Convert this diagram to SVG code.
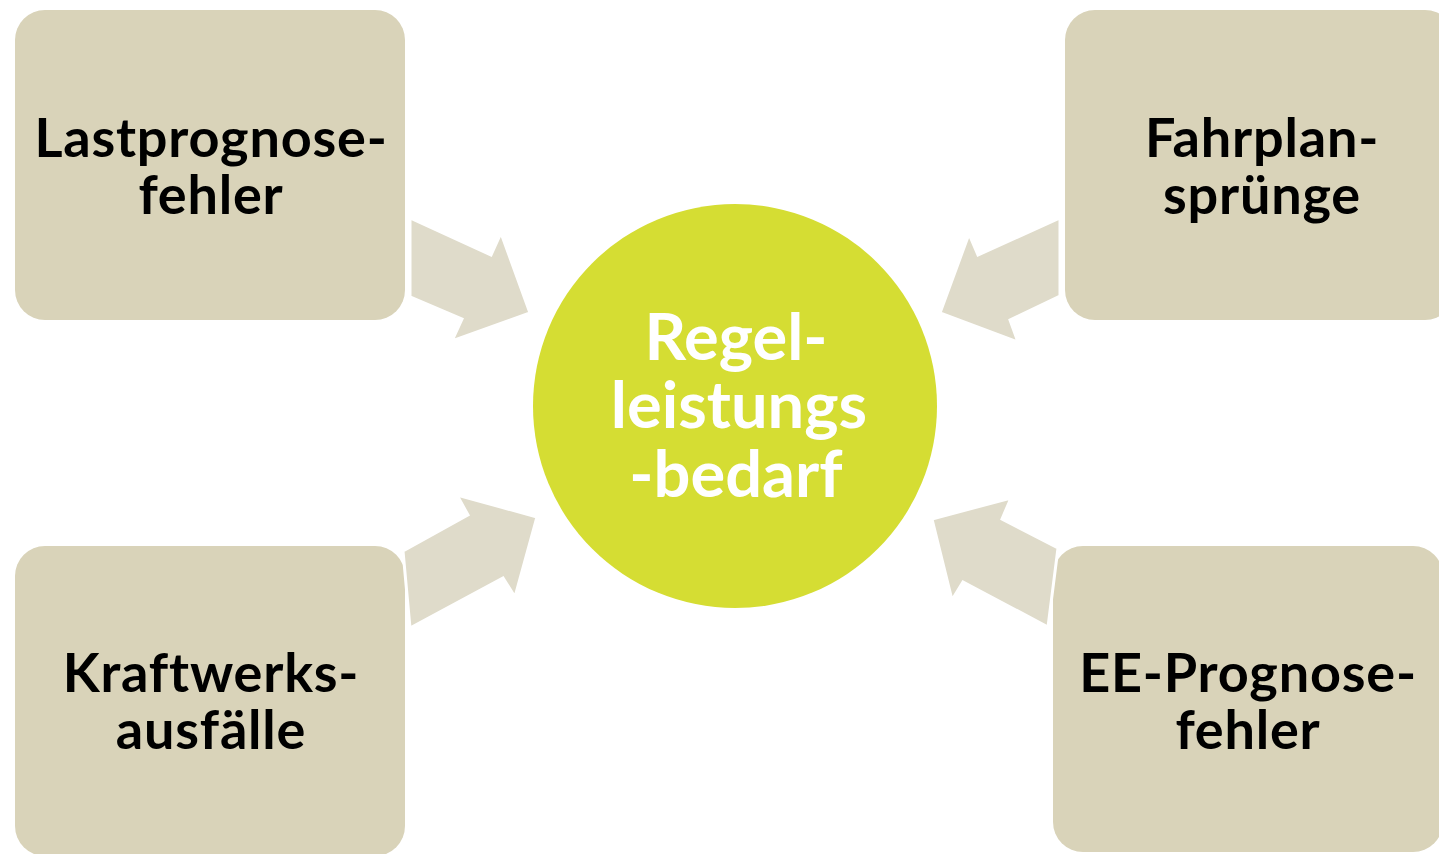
<svg xmlns="http://www.w3.org/2000/svg" width="1439" height="854" viewBox="0 0 1439 854">
<style>
.box{fill:#D9D3B9;}
.arrow{fill:#DFDBCA;stroke:#FFFFFF;stroke-width:3;stroke-linejoin:miter;}
.lbl{font-family:Lato,"Open Sans","Liberation Sans",sans-serif;font-weight:bold;font-size:54px;fill:#000000;text-anchor:middle;letter-spacing:0.8px;}
.clbl{font-family:Lato,"Open Sans","Liberation Sans",sans-serif;font-weight:bold;font-size:65px;fill:#FFFFFF;text-anchor:middle;}
</style>
<rect width="1439" height="854" fill="#FFFFFF"/>
<g id="node-lastprognose">
<rect class="box" x="15" y="10" width="390" height="310" rx="30"/>
<text class="lbl" x="211" y="157">Lastprognose-</text>
<text class="lbl" x="211" y="214">fehler</text>
</g>
<g id="node-fahrplan">
<rect class="box" x="1065" y="10" width="390" height="310" rx="30"/>
<text class="lbl" x="1262" y="157" letter-spacing="2px">Fahrplan-</text>
<text class="lbl" x="1262" y="214" letter-spacing="2px">sprünge</text>
</g>
<g id="node-kraftwerk">
<rect class="box" x="15" y="546" width="390" height="310" rx="30"/>
<text class="lbl" x="211" y="692">Kraftwerks-</text>
<text class="lbl" x="211" y="749">ausfälle</text>
</g>
<g id="node-ee">
<rect class="box" x="1053" y="546" width="390" height="306" rx="30"/>
<text class="lbl" x="1248" y="692">EE-Prognose-</text>
<text class="lbl" x="1248" y="749">fehler</text>
</g>
<g id="connectors">
<polygon class="arrow" points="410,218 491,255 501,233 530,313 452,341 462,319 410,297"/>
<polygon class="arrow" points="1060,218 978,255 969,234 940,313 1018,342 1010,320 1060,296"/>
<polygon class="arrow" points="403,551 468,515 457,495 537,517 515,597 503,578 410,628"/>
<polygon class="arrow" points="1058,548 1002,519 1011,498 932,519 952,600 963,582 1048,627"/>
</g>
<g id="node-center">
<circle cx="735" cy="406" r="202" fill="#D5DD33"/>
<text class="clbl" x="736" y="360">Regel-</text>
<text class="clbl" x="739" y="428">leistungs</text>
<text class="clbl" x="736" y="497">-bedarf</text>
</g>
</svg>
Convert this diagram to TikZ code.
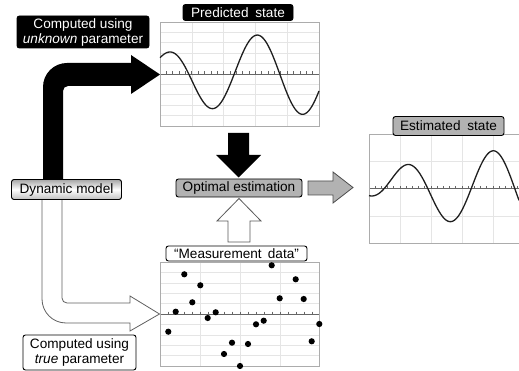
\documentclass[tikz,border=0pt]{standalone}
\usepackage{fontspec}
\setmainfont{Liberation Sans}
\begin{document}
\begin{tikzpicture}[x=1pt,y=-1pt,
  lbl/.style={rounded corners=2.5pt, draw=black, line width=0.9pt, inner sep=0pt, font=\fontsize{13.6}{15}\selectfont, align=center},
  plotbox/.style={draw=gray!65, line width=0.7pt},
  gridl/.style={draw=gray!20, line width=0.6pt},
  axisl/.style={draw=gray!80!black, line width=0.7pt},
  curve/.style={draw=black!88, line width=1.3pt},
  dot/.style={circle, fill=black, inner sep=0pt, minimum size=6.2pt}]
\clip (0,0) rectangle (519,371);
% ---------- predicted plot ----------
\foreach \k in {1,...,4} {\draw[gridl] ({160+\k*31.8},22) -- ({160+\k*31.8},126);}
\foreach \k in {-4,...,-1,1,2,3,4} {\draw[gridl] (160,{74+\k*10.4}) -- (319,{74+\k*10.4});}
\draw[axisl] (160,74) -- (319,74);
\foreach \t in {1,...,24} {\draw[axisl] ({160+\t*6.36},71.5) -- ({160+\t*6.36},74);}
\draw[plotbox] (160,22) rectangle (319,126);
\draw[curve] plot[domain=160:319, samples=140, smooth] (\x,{74 - (41-20*exp(-(\x-166)/40))*cos(3.956*(\x-166))});
% ---------- measurement plot ----------
\foreach \k in {1,2,3} {\draw[gridl] ({160+\k*40},262) -- ({160+\k*40},366);}
\foreach \k in {-4,...,-1,1,2,3,4} {\draw[gridl] (160,{314+\k*10.4}) -- (319,{314+\k*10.4});}
\draw[axisl] (160,314) -- (319,314);
\foreach \t in {1,...,19} {\draw[axisl] ({160+\t*8},311.5) -- ({160+\t*8},314);}
\draw[plotbox] (160,262) rectangle (319,366);
\foreach \px/\py [count=\i] in {168.3/331.7,175.7/311.7,184.3/274.3,192.3/302.3,200.3/285.3,207.7/318,215.7/312.3,224/354,232/342.7,240/366,248/344,256/324.3,263.7/320.7,271.7/265.3,279.7/298.3,295.7/279.3,303.7/299,311.7/341.3,319.3/324}
  {\node[dot] (d\i) at (\px,\py) {};}
% ---------- estimated plot ----------
\foreach \k in {1,...,4} {\draw[gridl] ({369+\k*31},134) -- ({369+\k*31},243);}
\draw[gridl] (369,161) -- (522,161);
\draw[gridl] (369,216) -- (522,216);
\draw[axisl] (369,188.5) -- (522,188.5);
\foreach \t in {1,...,24} {\draw[axisl] ({369+\t*6.2},186) -- ({369+\t*6.2},188.5);}
\draw[plotbox] (369,134) rectangle (523,243);
\draw[curve] plot[domain=369:519, samples=140, smooth] (\x,{188.5 - (42-34*exp(-(\x-369)/60))*cos(4.138*(\x-406))});
% ---------- block arrows ----------
\fill[black] (43,181) -- (43,87) .. controls (43,73.75) and (53.75,63) .. (67,63) -- (131,63) -- (131,55) -- (160,74.5) -- (131,94) -- (131,86) -- (68,86) .. controls (65.2,86) and (63,88.2) .. (63,91) -- (63,181) -- cycle;
\filldraw[fill=white, draw=gray!75!black, line width=0.8pt] (42,199) -- (42,299) .. controls (42,312.3) and (52.7,323) .. (66,323) -- (130,323) -- (130,331) -- (159.5,314) -- (130,296) -- (130,303) -- (67,303) .. controls (64.2,303) and (62,300.8) .. (62,298) -- (62,199);
\fill[black] (228,133) -- (249,133) -- (249,155) -- (261,155) -- (238.5,177.5) -- (216,155) -- (228,155) -- cycle;
\filldraw[fill=white, draw=gray!70!black, line width=0.8pt] (228,242) -- (228,221) -- (217,221) -- (239,198.5) -- (261,221) -- (250,221) -- (250,242) -- cycle;
\filldraw[fill=gray!60, draw=black!70, line width=0.8pt] (308,181) -- (333,181) -- (333,172) -- (353,187.5) -- (333,203) -- (333,195) -- (308,195) -- cycle;
% ---------- labels ----------
\node[lbl, fill=black, text=white, minimum width=110pt, minimum height=16pt] (pred) at (238,12.5) {Predicted\hspace{0.5em}state};
\node[lbl, fill=gray!60, minimum width=111pt, minimum height=19pt] (est) at (448.5,126) {Estimated\hspace{0.5em}state};
\node[lbl, fill=white, minimum width=141pt, minimum height=15pt] (meas) at (236.5,253.5) {“Measurement\hspace{0.45em}data”};
\node[lbl, fill=gray!60, minimum width=126pt, minimum height=18pt] (opt) at (239,188) {Optimal estimation};
\node[lbl, top color=gray!70, bottom color=gray!50, middle color=white, minimum width=110pt, minimum height=20pt] (dyn) at (66.5,189.5) {Dynamic model};
\node[lbl, fill=black, text=white, minimum width=132pt, minimum height=32pt] (unk) at (83,32) {Computed using\\\textit{unknown} parameter};
\node[lbl, fill=white, minimum width=113pt, minimum height=35pt] (tru) at (79.5,352.5) {Computed using\\\textit{true} parameter};
\end{tikzpicture}
\end{document}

EXERCISE INSTRUCTIONS: Where a line contains the string "Convert", extract that line.

ANSWER TO THE EXERCISE:
Convert this diagram to SVG code.
Convert this diagram to TikZ code.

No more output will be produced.